Board Games for Beginners in a Large Group
Starting with the wrong game ruins board gaming for new players. Here's what actually works when half your group has never played a modern board game before.
Board Games for Beginners in a Large Group
Starting with the wrong game ruins board gaming for new players. A 10-minute rules explanation before anyone has played a single card is death. So is a 90-minute first game where someone realises halfway through that they've been doing everything wrong.
If you have a large group and half of them are new to modern board games, your priorities are different from most game nights. You need games that:
- Teach themselves through a single first round
- Feel natural to people who don't think of themselves as gamers
- Don't have long individual turns that leave people staring at their phones
Just One
Just One is the best starting point for a mixed group. Everyone writes a one-word clue. Duplicates cancel out. The guesser guesses.
You can explain the rules in 45 seconds. You can start the first round before you've finished explaining. New players don't need to understand strategy to contribute. They just need to write a word. And the cooperative nature means nobody gets singled out or blamed.
45-second explanation. Immediately engaging. Nobody feels stupid.
Wavelength
Wavelength removes the fear of "doing it wrong" because there's no wrong answer. Your team guesses where your clue sits on a spectrum. If they're wrong, you laugh and move on.
New players often do better at Wavelength than experienced ones because the game rewards intuition over strategy. Someone who has never played a board game in their life can give a great clue because the skill is knowing how other people think, not knowing game mechanics.
Rewards intuition over experience. Non-gamers often excel immediately.
Telestrations
Telestrations is what happens when you mix Telephone with drawing, and being bad at drawing makes the game better. New players worry they can't draw well enough. That worry evaporates by round two when their terrible drawing of a "lighthouse" has become "space rocket" two passes later.
There are almost no rules to explain. You draw a thing, you pass the book, you guess what the next drawing is. Anyone can do this on their first try, and anyone who fails spectacularly makes the game funnier.
Zero pressure. The worse you are at drawing, the better the game gets.
Codenames
Codenames needs a slightly longer explanation (about 3 minutes), but it's worth it for groups of 6 or more because the team structure lets new players learn by watching.
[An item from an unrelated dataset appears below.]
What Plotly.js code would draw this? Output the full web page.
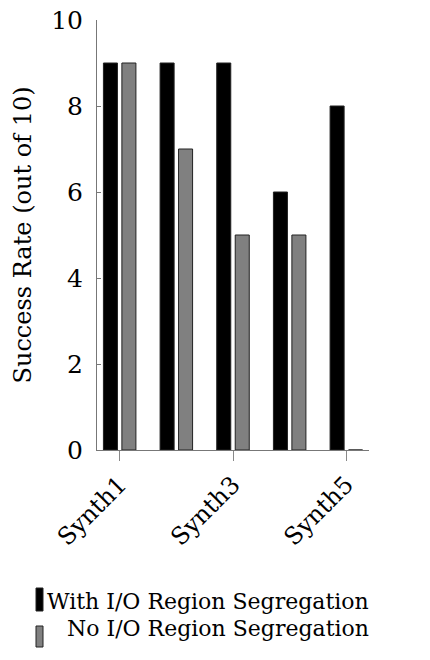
<!DOCTYPE html>
<html>
<head>
<meta charset="utf-8">
<script src="https://cdn.plot.ly/plotly-3.0.1.min.js"></script>
<style>html,body{margin:0;padding:0;background:#fff;}#chart{width:430px;height:660px;}</style>
</head>
<body>
<div id="chart"></div>
<script>
const categories = ['Synth1', 'Synth2', 'Synth3', 'Synth4', 'Synth5'];
const withSegregation = [9, 9, 9, 6, 8];
const noSegregation = [9, 7, 5, 5, 0];
const shownTicks = ['Synth1', 'Synth3', 'Synth5'];
const seriesNames = ['With I/O Region Segregation', 'No I/O Region Segregation'];
const yTicks = [0, 2, 4, 6, 8, 10];

const FONT = 'DejaVu Serif';
const L = 97, R = 369, T = 20, B = 450;
const pw = R - L, ph = B - T;
const px = x => (x - L) / pw;
const py = y => (B - y) / ph;

const traces = [
  {type: 'bar', x: categories, y: withSegregation, name: seriesNames[0],
   marker: {color: '#000000', line: {color: '#222222', width: 1}}, showlegend: false},
  {type: 'bar', x: categories, y: noSegregation, name: seriesNames[1],
   marker: {color: '#808080', line: {color: '#222222', width: 1}}, showlegend: false}
];

const layout = {
  width: 430, height: 660,
  margin: {l: L, r: 430 - R, t: T, b: 660 - B},
  paper_bgcolor: '#fff', plot_bgcolor: '#fff',
  font: {family: FONT, size: 24, color: '#000'},
  barmode: 'group', bargap: 0.348, bargroupgap: 0.24,
  xaxis: {
    type: 'category', range: [-0.4, 4.4],
    tickmode: 'array', tickvals: shownTicks, ticktext: shownTicks,
    tickangle: -45, ticks: 'outside', ticklen: 10, tickcolor: '#888',
    showline: true, linecolor: '#777', linewidth: 1, showgrid: false, zeroline: false,
    tickfont: {family: FONT, size: 24}, automargin: false
  },
  yaxis: {
    range: [0, 10], tickmode: 'array', tickvals: yTicks,
    ticks: 'inside', ticklen: 4, tickcolor: '#777',
    showline: true, linecolor: '#777', linewidth: 1, showgrid: false, zeroline: false,
    tickfont: {family: FONT, size: 25}, ticklabelstandoff: 8,
    title: {text: 'Success Rate (out of 10)', font: {family: FONT, size: 24}, standoff: 12},
    automargin: false
  },
  annotations: [
    {xref: 'paper', yref: 'paper', x: px(371), y: py(601), xanchor: 'right', yanchor: 'middle',
     text: seriesNames[0], showarrow: false, font: {family: FONT, size: 22}},
    {xref: 'paper', yref: 'paper', x: px(371), y: py(628), xanchor: 'right', yanchor: 'middle',
     text: seriesNames[1], showarrow: false, font: {family: FONT, size: 22}}
  ],
  shapes: [
    {type: 'rect', xref: 'paper', yref: 'paper', x0: px(36), x1: px(43), y0: py(611), y1: py(588),
     fillcolor: '#000', line: {color: '#222', width: 1}},
    {type: 'rect', xref: 'paper', yref: 'paper', x0: px(36), x1: px(43), y0: py(647), y1: py(626),
     fillcolor: '#808080', line: {color: '#222', width: 1}}
  ]
};

Plotly.newPlot('chart', traces, layout, {displayModeBar: false, staticPlot: true});
</script>
</body>
</html>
Put experienced players as spymasters. New players guess alongside the rest of the team. They can participate by saying "I think that word could be 'Ocean'" without needing to fully understand the strategy. By the end of the first game, they'll understand how the spymaster is thinking and want to try that role.
Put veterans as spymasters. New players learn the strategy by playing the easy side first.
Herd Mentality
A game where the goal is to write the most average, predictable answer possible. "Name an animal with spots." You write the answer you think most of the room will write.
New players have a natural advantage here. They're not overthinking it. They write "Dalmatian" and half the group wrote "Dalmatian" and suddenly they're winning. It rewards being ordinary, which makes it immediately accessible to people who don't trust their "game instincts."
New players often win immediately because overthinking hurts you.
Camel Up
If the group wants something with a physical board and pieces (which can help non-gamers feel like they're "playing a real game"), Camel Up is the most accessible option at large counts.
You bet on a camel race. The camels stack on top of each other and carry each other around the track. When a last-place camel suddenly leaps to first because it was sitting under the leader, the whole table reacts. New players understand it because they understand betting on a race. You don't need to understand strategy to enjoy watching the chaos.
Physical board and pieces, accessible theme, zero rules overhead for a first play.
What to avoid with new players
Long individual turns. If a player has to wait 15 minutes between turns, they check out.
Complex rule exceptions. "It's like that rule but only on the third round after you've built two of these" kills the mood.
Competitive games where experienced players dominate immediately. New players need to feel like they're in the game, not watching.
One solid session with the right games does more for someone's enjoyment of board games than ten sessions with the wrong ones.